The assembly tool 1 , 101 , and the applicator 200, 300 can be provided as CAD models that may be produced by rapid prototyping technology, such as 3D printing in plastics or other material. This provides for rapid and flexible manufacturing where the assembly tool 1, 101 , and/or the applicator 200, 300 are needed rather than shipping the products. Various dimensions and markers may be provided on the tools, which may be used to verify the accuracy of the tools when produced. Hence, the tools may be produced wherever components are applied to panels. If the tool is worn or lost, a new tool may simply be produced rather than a new ordered. This provides for a flexible and reliable assembly process, and the production process stopped simply because the tools are missing.

It should also be appreciated that features disclosed in the foregoing description, and/or in the foregoing drawings and/or following claims both separately and in any combination thereof, be material for realizing the present invention in diverse forms thereof. When used in the following claims, the terms "comprise", "include", "have" and their conjugates mean, "including but not limited to".
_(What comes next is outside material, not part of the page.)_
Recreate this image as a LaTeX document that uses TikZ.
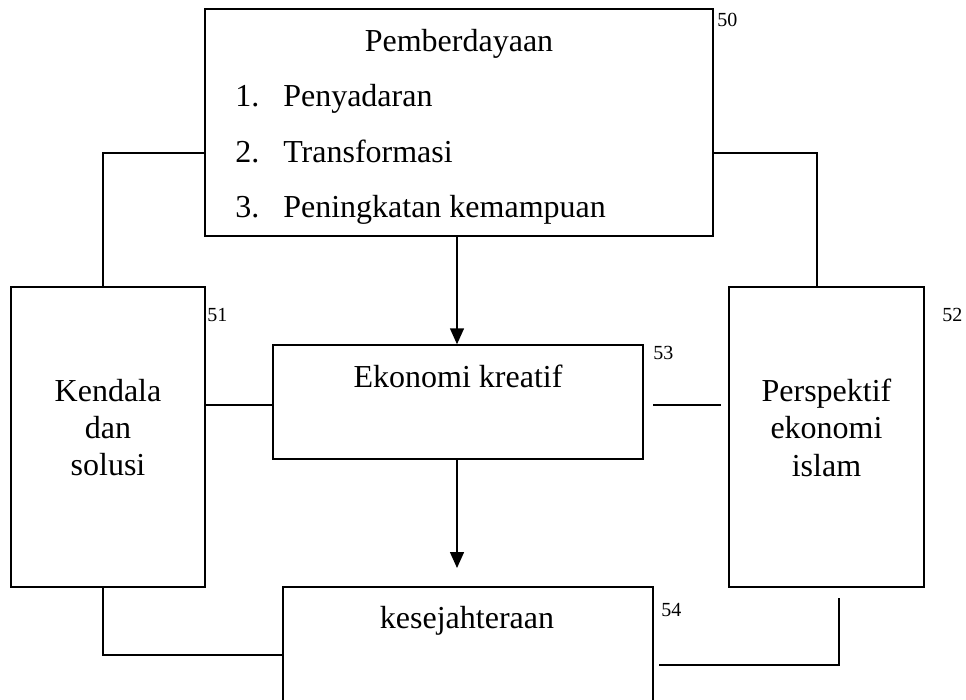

The present invention has been described above with reference to specific embodiments. However, other embodiments than the above described are equally possible within the scope of the invention. Different method steps than those described above may be provided within the scope of the invention. The different features and steps of the invention may be combined in other combinations than those described. The scope of the invention is only limited by the appended patent claims.